Cahir O’Higgins, 46, whose practice is based at Dublin’s Parkgate Street, was charged earlier with assault causing harm to solicitor Stephen O’Mahony who suffered a facial injury in an incident at Wolfe Tone Quay, Dublin on February 11th last.
The offence is contrary to section three of the Non Fatal Offences Against the Person Act.
He was granted €300 bail at Dublin District Court on February 20th and had made no reply when gardai charged him.
The DPP directed “trial on indictment” in the circuit court which has tougher sentencing powers and in June three additional charges were brought against Mr O’Higgins.
Book of evidence
One of them was for harassing Mr O’Mahony from June 25th, 2020 until February 11th this year. He also had two new charges for minor assaults on Mr O’Mahony at the Criminal Courts of Justice Building on January 15th and December 14th last.
Mr O’Higgins appeared again at Dublin District Court on Friday when he was served with a copy of the prosecution’s book of evidence by Detective Garda Niall Cadden.

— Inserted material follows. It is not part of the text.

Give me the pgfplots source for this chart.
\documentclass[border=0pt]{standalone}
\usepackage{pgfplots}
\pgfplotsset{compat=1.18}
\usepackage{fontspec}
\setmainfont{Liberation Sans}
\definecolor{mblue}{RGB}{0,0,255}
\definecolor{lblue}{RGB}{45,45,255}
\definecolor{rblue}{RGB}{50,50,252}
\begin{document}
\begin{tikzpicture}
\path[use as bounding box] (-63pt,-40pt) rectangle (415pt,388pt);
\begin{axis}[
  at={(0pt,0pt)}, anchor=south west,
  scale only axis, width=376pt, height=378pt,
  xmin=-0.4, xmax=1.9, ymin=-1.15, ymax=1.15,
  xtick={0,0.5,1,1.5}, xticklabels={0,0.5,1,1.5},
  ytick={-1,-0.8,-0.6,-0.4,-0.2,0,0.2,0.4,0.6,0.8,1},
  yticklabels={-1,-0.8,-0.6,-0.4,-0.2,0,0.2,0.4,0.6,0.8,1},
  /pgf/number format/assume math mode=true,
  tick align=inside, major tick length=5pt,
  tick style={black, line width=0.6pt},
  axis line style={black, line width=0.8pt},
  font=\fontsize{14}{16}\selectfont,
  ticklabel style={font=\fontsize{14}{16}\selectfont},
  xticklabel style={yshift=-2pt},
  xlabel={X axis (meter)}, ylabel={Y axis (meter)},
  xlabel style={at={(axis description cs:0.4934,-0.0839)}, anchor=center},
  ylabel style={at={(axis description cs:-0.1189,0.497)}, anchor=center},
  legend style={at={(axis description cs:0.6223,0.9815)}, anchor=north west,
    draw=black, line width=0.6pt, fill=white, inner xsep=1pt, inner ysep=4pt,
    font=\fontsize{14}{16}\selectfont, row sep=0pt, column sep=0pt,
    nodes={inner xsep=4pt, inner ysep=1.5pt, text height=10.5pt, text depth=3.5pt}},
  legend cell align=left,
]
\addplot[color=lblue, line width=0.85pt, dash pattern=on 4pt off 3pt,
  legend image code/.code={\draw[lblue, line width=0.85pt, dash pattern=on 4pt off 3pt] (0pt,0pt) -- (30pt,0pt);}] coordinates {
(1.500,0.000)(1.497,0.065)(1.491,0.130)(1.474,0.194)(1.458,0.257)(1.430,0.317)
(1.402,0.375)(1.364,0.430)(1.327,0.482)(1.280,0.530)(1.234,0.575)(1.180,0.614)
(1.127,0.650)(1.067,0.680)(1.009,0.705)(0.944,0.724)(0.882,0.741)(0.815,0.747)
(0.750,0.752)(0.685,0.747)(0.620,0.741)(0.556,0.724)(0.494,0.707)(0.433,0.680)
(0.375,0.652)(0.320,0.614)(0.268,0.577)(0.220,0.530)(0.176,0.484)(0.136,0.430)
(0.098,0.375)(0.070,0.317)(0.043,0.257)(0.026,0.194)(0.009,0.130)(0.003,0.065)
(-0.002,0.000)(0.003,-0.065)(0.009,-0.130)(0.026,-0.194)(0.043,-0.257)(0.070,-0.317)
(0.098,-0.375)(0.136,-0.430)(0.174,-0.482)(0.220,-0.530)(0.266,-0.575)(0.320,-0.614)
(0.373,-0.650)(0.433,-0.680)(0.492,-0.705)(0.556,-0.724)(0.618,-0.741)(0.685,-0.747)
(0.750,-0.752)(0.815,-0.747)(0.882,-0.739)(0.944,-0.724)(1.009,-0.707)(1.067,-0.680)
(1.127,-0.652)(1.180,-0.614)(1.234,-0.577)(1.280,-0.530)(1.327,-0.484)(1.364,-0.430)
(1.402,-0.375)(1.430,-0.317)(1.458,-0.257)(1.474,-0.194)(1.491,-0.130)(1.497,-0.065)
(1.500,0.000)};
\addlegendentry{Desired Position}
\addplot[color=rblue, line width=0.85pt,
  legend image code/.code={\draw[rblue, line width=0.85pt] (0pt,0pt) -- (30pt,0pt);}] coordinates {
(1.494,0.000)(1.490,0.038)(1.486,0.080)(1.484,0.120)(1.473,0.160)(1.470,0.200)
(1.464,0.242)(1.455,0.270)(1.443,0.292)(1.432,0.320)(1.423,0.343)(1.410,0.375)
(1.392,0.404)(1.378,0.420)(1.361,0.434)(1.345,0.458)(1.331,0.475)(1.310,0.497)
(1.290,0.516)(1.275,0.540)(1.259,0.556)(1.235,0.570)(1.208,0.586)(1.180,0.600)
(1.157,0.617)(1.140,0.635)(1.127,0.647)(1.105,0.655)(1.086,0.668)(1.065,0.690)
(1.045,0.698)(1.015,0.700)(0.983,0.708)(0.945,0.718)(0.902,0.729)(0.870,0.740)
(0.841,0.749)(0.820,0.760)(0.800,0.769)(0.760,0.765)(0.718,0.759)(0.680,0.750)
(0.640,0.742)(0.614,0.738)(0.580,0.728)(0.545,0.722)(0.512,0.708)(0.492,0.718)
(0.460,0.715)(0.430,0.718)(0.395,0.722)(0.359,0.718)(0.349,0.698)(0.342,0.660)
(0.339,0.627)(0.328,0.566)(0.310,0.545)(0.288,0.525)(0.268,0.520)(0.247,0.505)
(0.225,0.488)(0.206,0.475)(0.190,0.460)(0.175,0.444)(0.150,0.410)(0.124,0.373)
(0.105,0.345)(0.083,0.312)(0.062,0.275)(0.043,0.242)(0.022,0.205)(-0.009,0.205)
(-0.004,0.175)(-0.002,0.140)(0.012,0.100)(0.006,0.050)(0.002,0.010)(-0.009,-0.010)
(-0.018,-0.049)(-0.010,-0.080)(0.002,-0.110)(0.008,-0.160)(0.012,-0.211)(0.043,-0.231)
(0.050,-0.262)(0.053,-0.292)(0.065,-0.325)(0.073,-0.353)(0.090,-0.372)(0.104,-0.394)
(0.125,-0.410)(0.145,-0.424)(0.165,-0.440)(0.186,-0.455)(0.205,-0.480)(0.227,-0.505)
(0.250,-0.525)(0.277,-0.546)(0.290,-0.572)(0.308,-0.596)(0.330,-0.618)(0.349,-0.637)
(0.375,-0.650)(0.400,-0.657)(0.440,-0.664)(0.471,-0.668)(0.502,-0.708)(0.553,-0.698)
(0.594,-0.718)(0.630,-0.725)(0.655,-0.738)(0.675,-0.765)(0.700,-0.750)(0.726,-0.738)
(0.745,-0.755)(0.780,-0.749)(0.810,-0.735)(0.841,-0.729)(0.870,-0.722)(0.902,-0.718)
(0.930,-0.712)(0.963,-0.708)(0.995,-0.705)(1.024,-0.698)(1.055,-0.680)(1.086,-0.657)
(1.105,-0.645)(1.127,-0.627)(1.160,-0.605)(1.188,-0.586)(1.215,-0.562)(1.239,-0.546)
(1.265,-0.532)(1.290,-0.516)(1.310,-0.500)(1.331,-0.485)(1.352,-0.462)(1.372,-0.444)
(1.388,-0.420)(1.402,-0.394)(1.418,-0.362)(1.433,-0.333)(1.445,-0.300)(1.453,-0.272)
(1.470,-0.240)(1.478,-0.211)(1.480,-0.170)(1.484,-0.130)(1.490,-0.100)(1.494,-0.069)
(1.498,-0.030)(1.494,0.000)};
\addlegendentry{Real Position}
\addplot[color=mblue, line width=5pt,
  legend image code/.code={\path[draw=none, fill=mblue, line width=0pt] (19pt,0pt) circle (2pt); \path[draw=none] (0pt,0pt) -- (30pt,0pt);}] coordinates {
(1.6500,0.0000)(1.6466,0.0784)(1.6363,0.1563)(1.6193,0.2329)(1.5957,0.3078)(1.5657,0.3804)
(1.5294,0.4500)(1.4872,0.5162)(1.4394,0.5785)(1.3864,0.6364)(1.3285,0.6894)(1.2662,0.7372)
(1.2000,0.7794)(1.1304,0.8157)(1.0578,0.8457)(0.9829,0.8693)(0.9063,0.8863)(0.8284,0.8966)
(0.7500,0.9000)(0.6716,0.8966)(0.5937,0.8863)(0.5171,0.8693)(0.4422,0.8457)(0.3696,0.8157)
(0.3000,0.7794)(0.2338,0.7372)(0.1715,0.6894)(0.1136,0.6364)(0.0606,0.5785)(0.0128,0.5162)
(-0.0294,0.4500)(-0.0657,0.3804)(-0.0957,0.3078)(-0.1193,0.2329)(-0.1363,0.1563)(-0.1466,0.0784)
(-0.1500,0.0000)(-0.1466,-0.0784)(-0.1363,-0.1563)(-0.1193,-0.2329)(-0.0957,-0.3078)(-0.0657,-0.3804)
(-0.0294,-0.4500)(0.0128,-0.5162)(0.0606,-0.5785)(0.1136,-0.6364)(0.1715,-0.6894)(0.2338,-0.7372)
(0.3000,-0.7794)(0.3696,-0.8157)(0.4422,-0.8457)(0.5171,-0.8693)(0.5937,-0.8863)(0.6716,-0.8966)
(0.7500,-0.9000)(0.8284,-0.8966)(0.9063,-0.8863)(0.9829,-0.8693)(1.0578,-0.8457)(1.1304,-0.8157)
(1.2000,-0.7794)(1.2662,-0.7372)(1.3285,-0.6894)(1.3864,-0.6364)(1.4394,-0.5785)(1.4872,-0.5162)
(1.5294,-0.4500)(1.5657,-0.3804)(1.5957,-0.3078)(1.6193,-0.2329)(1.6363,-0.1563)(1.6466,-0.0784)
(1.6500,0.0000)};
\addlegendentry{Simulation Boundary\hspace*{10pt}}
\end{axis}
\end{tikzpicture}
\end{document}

Judge Treasa Kelly acceded to State’s request to make a return for trial order, in relation to the assault causing harm and harassment charges. The minor assault allegations will be added to the indictment at a later stage.
She warned Mr O’Higgins that he must notify the prosecution if he intended to use an alibi in his defence.
He confirmed that he had been furnished with the book of evidence, which he described as “a fine piece of fiction”, and that he understood the charges and bail conditions.
Judge Kelly granted then trial order sending Mr O’Higgins forward to the Dublin Circuit Criminal Criminal Court where the case will be listed on November 11th next.
When the additional charges were brought in June the court heard the solicitor made a two-page reply. The court was told that in part of his response to the harassment charge, Mr O’Higgins had said: "You are charging me with harassment to create a misleading narrative of something sinister, unsavoury and malicious, when it is nothing of the sort. This was a commercial dispute and one punch in the most exhausting of circumstances, not harassment.”
He also described how the complainant had been a trusted friend and employee.
In reply to the minor assault charges, Mr O’Higgins alleged “vile” things had been said to him that triggered a reaction, and he believed he was going to be assaulted.
He told the detective: “I was defending myself and had reason to believe it was necessary to do so” and the injury to the complainant's nose was “completely unintentional”.
In 2017, Mr O’Higgins was the highest paid legal aid solicitor in the country and over the past decade has been among the top earners from the scheme.
Mr O’Mahony had worked at the defendant’s firm for several years until 2020, when he established his own practice in Dublin, with offices on Camden Street.